---------- RECORDS FOR THIS EXERCISE

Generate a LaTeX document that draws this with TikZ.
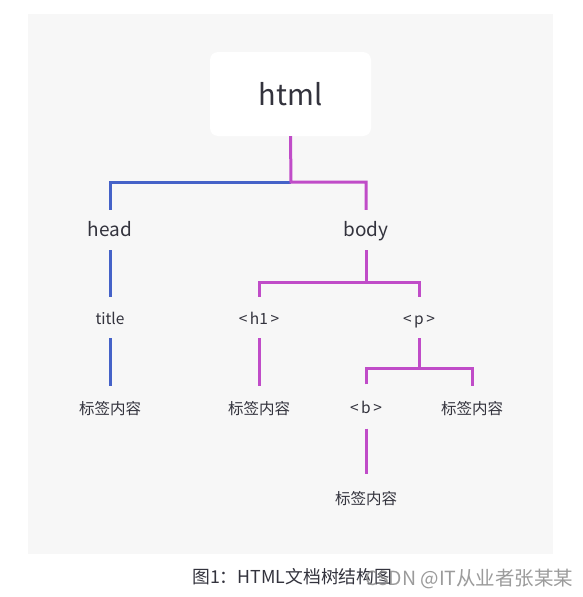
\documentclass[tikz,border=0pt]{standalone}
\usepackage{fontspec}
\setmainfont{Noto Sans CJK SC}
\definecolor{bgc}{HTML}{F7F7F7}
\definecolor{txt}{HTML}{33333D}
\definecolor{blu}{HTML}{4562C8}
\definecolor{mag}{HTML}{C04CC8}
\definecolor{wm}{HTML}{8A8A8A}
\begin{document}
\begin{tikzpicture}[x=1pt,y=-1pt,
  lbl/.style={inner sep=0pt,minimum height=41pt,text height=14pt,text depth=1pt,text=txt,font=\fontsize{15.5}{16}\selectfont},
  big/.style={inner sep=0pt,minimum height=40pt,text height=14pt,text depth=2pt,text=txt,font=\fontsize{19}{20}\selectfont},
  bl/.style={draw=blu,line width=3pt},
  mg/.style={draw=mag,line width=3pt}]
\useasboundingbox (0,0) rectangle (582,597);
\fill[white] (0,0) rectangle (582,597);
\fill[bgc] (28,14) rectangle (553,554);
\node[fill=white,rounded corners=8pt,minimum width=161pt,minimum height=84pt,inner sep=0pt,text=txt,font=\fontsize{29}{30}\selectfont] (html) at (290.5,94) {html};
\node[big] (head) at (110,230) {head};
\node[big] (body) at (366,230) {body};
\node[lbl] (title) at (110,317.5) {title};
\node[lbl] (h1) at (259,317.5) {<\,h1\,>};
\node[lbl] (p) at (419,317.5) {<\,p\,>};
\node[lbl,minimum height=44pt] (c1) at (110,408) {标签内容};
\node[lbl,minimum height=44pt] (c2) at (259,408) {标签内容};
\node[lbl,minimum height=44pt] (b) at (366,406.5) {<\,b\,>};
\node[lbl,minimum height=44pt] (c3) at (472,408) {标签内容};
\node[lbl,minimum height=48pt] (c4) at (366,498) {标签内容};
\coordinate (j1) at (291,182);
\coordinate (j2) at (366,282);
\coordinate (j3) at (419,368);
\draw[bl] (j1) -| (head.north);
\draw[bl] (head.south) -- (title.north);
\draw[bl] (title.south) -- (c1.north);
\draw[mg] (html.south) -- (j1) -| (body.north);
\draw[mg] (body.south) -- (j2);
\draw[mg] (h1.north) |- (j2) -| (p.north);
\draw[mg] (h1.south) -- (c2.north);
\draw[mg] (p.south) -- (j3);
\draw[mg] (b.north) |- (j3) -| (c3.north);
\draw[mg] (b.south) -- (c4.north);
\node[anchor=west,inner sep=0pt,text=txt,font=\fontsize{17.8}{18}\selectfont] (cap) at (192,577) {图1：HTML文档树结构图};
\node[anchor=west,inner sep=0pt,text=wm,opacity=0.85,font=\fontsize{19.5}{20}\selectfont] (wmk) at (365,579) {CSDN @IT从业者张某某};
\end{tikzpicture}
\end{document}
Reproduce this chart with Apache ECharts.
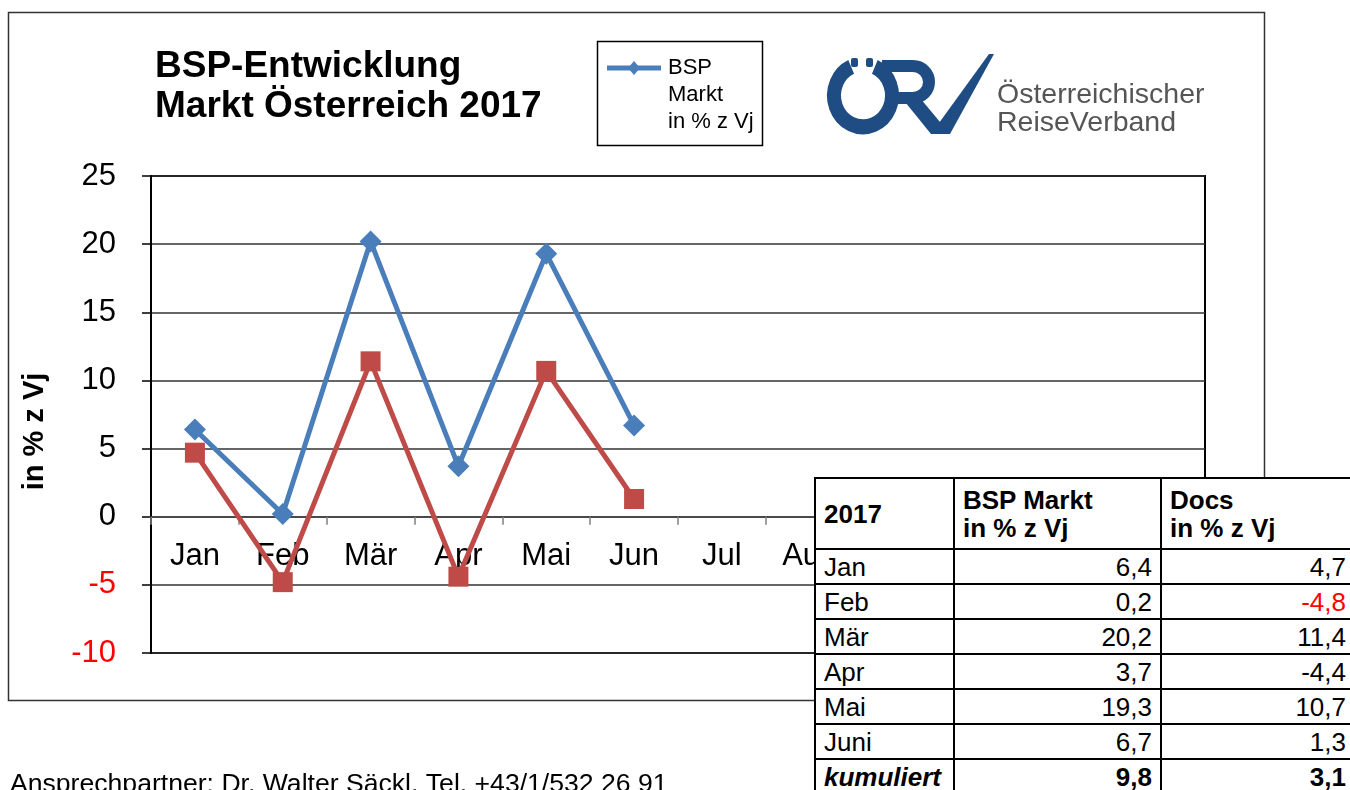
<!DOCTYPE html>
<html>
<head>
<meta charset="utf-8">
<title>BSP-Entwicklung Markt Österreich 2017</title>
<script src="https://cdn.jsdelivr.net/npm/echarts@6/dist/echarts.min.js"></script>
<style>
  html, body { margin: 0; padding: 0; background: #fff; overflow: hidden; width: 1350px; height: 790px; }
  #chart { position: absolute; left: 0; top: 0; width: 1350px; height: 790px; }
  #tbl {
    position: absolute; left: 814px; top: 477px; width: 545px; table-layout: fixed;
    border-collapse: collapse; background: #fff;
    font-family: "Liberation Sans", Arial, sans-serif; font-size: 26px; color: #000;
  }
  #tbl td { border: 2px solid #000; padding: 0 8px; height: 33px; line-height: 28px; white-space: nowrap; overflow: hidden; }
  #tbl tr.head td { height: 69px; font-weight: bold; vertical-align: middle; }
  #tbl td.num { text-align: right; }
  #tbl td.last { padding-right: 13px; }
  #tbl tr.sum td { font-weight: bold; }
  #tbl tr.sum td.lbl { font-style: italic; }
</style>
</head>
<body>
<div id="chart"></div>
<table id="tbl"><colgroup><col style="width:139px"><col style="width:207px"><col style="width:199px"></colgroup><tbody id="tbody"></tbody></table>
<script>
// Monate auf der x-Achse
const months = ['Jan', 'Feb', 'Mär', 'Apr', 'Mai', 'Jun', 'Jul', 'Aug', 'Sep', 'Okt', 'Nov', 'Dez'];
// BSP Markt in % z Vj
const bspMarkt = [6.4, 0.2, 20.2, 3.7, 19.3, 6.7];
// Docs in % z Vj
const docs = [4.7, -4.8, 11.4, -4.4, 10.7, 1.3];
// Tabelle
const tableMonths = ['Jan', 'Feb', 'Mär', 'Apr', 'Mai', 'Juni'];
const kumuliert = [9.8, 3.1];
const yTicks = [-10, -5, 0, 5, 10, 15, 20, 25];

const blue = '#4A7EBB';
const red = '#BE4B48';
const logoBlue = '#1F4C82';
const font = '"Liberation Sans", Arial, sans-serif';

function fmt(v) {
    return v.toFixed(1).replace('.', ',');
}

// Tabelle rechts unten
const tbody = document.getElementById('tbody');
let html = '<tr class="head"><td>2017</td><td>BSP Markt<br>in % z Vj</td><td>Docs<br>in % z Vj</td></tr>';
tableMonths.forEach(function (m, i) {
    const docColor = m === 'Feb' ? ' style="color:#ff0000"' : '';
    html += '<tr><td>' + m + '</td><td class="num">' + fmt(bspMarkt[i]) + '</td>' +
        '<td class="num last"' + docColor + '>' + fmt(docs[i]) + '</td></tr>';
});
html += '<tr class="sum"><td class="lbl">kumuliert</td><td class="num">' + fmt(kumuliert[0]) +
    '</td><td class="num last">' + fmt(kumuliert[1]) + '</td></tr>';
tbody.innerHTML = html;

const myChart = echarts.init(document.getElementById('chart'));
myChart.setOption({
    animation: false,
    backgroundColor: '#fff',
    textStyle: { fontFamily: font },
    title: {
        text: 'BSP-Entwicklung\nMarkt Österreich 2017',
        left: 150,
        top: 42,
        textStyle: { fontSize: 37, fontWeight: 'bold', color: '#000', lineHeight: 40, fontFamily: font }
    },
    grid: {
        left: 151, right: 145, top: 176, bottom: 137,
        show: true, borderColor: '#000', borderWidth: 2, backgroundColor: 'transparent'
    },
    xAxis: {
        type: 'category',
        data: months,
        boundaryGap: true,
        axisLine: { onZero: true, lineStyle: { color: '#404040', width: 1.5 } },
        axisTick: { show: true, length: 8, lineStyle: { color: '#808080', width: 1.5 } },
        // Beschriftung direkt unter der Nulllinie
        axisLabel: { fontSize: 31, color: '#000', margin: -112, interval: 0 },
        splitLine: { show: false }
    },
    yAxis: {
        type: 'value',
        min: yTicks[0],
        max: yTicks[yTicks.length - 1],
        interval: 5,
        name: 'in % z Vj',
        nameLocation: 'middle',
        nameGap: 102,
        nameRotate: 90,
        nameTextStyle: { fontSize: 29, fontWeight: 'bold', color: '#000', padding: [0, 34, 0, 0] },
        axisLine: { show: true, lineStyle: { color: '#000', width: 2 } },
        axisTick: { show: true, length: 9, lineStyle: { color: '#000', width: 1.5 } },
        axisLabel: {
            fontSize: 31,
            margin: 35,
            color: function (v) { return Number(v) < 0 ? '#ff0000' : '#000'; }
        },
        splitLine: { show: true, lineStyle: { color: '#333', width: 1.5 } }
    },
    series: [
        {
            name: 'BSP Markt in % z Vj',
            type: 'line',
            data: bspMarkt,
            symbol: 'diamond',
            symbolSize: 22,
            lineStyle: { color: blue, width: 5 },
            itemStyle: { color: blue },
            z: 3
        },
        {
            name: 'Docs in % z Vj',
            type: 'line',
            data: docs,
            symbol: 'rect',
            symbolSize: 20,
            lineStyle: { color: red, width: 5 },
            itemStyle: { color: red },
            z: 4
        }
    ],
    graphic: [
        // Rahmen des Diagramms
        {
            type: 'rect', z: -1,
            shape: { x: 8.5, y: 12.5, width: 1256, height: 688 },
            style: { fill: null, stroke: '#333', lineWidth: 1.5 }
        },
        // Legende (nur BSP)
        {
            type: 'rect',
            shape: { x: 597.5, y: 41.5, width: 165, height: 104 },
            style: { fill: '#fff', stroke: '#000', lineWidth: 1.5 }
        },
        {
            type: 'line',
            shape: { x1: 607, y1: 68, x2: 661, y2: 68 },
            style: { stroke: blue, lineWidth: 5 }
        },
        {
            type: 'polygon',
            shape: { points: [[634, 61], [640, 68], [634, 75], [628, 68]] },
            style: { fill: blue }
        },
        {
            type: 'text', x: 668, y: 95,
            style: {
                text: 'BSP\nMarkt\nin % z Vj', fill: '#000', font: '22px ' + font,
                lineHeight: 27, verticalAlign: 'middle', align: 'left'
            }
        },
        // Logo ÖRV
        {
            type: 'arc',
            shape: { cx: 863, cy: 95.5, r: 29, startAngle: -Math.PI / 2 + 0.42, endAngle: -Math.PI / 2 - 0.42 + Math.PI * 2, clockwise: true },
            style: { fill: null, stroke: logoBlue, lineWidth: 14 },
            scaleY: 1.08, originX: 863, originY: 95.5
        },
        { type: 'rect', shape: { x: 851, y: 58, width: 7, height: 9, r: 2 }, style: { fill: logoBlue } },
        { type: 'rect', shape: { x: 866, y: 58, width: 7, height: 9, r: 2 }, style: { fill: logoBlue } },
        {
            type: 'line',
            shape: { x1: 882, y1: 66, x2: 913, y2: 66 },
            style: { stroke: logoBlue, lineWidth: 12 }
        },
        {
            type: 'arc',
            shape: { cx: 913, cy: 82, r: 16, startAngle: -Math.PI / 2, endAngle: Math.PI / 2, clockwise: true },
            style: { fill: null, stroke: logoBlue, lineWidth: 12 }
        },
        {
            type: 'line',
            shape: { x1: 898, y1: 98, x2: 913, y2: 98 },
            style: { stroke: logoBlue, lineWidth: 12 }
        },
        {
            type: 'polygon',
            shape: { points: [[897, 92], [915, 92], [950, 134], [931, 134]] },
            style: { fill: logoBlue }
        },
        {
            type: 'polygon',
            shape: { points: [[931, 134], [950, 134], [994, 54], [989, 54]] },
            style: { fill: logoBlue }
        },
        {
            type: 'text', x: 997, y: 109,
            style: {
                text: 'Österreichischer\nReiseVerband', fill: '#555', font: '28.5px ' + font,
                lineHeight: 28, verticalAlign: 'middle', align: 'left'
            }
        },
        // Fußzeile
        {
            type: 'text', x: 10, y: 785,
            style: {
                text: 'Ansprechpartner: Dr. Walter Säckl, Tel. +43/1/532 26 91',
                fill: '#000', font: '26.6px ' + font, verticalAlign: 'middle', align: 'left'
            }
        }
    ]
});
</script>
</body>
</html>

--------------------

#### WRITTEN EXERCISE
Copy out the lines in which the string "with" appears.

#### TASK OUTPUT
Generate a LaTeX document that draws this with TikZ.
Reproduce this chart with Apache ECharts.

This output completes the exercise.